Non. Et c’est beaucoup plus inquiétant qu’une mauvaise année. L’Association des producteurs de blé tire un signal d’alarme. La production française de blé décroche complètement par rapport à celle des autres pays producteurs, si on l’observe dans la durée. Les rendements de blé - c’est à dire les tonnages produits à l’hectare baissent, lentement, mais sûrement en France depuis 2015.

62 quintaux par hectare cette année. C’est un quart de moins que la moyenne 2019-2023. Une érosion due à ce que les agriculteurs appellent une “ perte de moyens de production”

Qu’est ce que ça veut dire ?

Que les moyens de protéger et d’entretenir les cultures, les produits phytosanitaires, disparaissent les uns après les autres. Ou alors que la France impose aux agriculteurs des dosages bien inférieurs à ce qui se pratique ailleurs en Europe. Résultat : on ne peut plus lutter correctement contre les moisissures du blé, ou contre les herbes qui font concurrence aux épis dans les champs. Les récoltes sont mauvaises. Depuis des années, l’agriculture française alerte, dit que les décisions politiques déconnectées du terrain vont trop loin, personne ne l’a entendue. On est au pied du mur.

L’autre conséquence, c’est que les surfaces de blé diminuent en France.

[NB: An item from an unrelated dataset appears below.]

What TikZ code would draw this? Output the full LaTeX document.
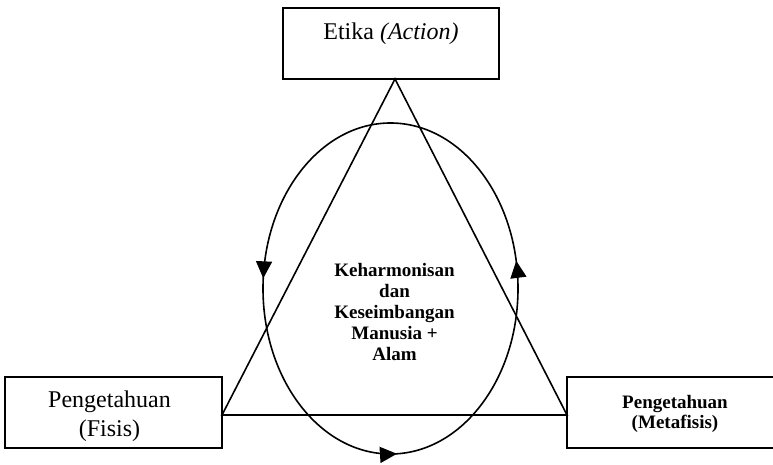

La France du blé a perdu un million d’hectares entre 2016 et 2024 ! Un cinquième de sa taille. Les surfaces de blé sont à leur plus bas depuis trente ans. Les agriculteurs renoncent.  Cultiver le blé, c’est devenu trop risqué, trop aléatoire.

C’est grave ?

Oui. Très. Pas pour nous tout de suite, on a de quoi se nourrir. Mais la France exporte traditionnellement la moitié de sa récolte et c’est crucial pour la sécurité alimentaire mondiale.

Dans le monde, les pays exportateurs de blé sont une poignée. 65% du commerce repose sur 5 pays. La Russie, les Etats Unis, le Canada, l’Ukraine et la France. En face on a des pays qui ne peuvent pas produire de blé pour nourrir leur population. Si un pays, la France, sort du jeu, qui prend le relais? Il n’y a qu’un pays qui peut le faire  : La Russie. Laisser la sécurité alimentaire du bassin méditerranée, du Moyen orient, dans les mains d’un dictateur, parce qu’on ne se donne plus les moyens de produire du blé, c’est irresponsable.